The $59 million LEAP replacement was postponed earlier this year when it was realised that organisers had underestimated the complexity of the project, and how hard it would be to get the new software, an off the shelf solution from Canadian vendor Niche Technology, to work in unison with the programs it relied on to feed it data.
Originally due to be rolled out at the end of 2009, the latest annual report says that the project is still temporarily suspended, and does not offer a revised completion date.
The ICMS is also in project limbo. The $45 million courts system was announced in 2005, and was intended to provide a single platform which would integrate all existing IT infrastructure used by Victorian Courts and Tribunals. It was scheduled for completion in June 2009.
Instead, June brought only a critical report from the auditor general, outlining the delays and budget blowouts experienced by the project. Its due date was rescheduled for August 2010, and has been further postponed to February 2012 according to the 2010 Annual Report.
The Report also details delays at the Office of Public Prosecutions (OPP) and within the Infringement Management Enforcement Services (IMES) branch of the DoJ.
The OPP intends to replace its Practice Management System with a more efficient, workflow-based version. According to the Office’s own Annual Report, research and assessment of tenders for this project has already taken place. An EOI was issued in December 2009 and shortlisted candidates were to have been invited to tender in February 2010.

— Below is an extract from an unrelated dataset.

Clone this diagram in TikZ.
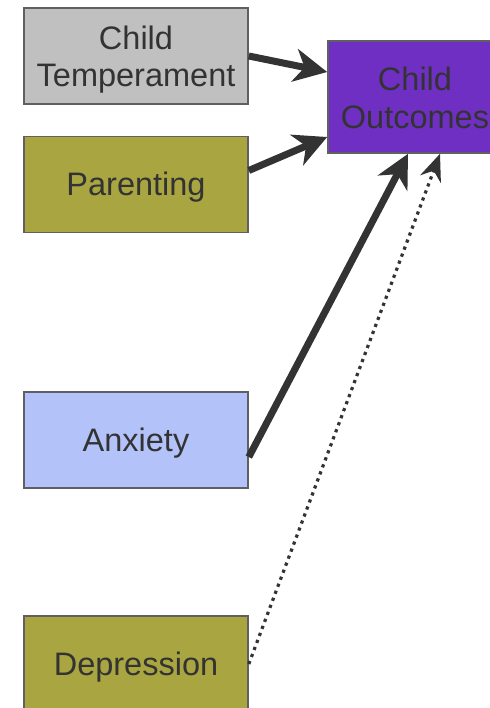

Similar to the LEAP replacement, however, it seems that the difficulty of the project was not fully grasped during the planning stages and according to the latest DoJ financial documents it has been, “delayed due to the complex nature of the IT systems”.
Allocations set aside to replace the operating platform of the IMES branch, which is in charge of the management of speed cameras and the processing of infringement notices, have also been carried over to the current financial year owing to deadlines which have not been met.
Operation of many IMES functions is outsourced to Tenix Solutions, and Tenix was responsible for the initial integration of the Department’s five Infringement Management databases into a single system. Company documents suggest that they will also be responsible for the current platform upgrade, however no discrete tender or contract documentation has been released.
ICT has been a very contentious issue for the current State Government, which faces an election this November. The result of the upcoming trip to the polls could well impact the ICT procurement intentions of Victorian Government agencies.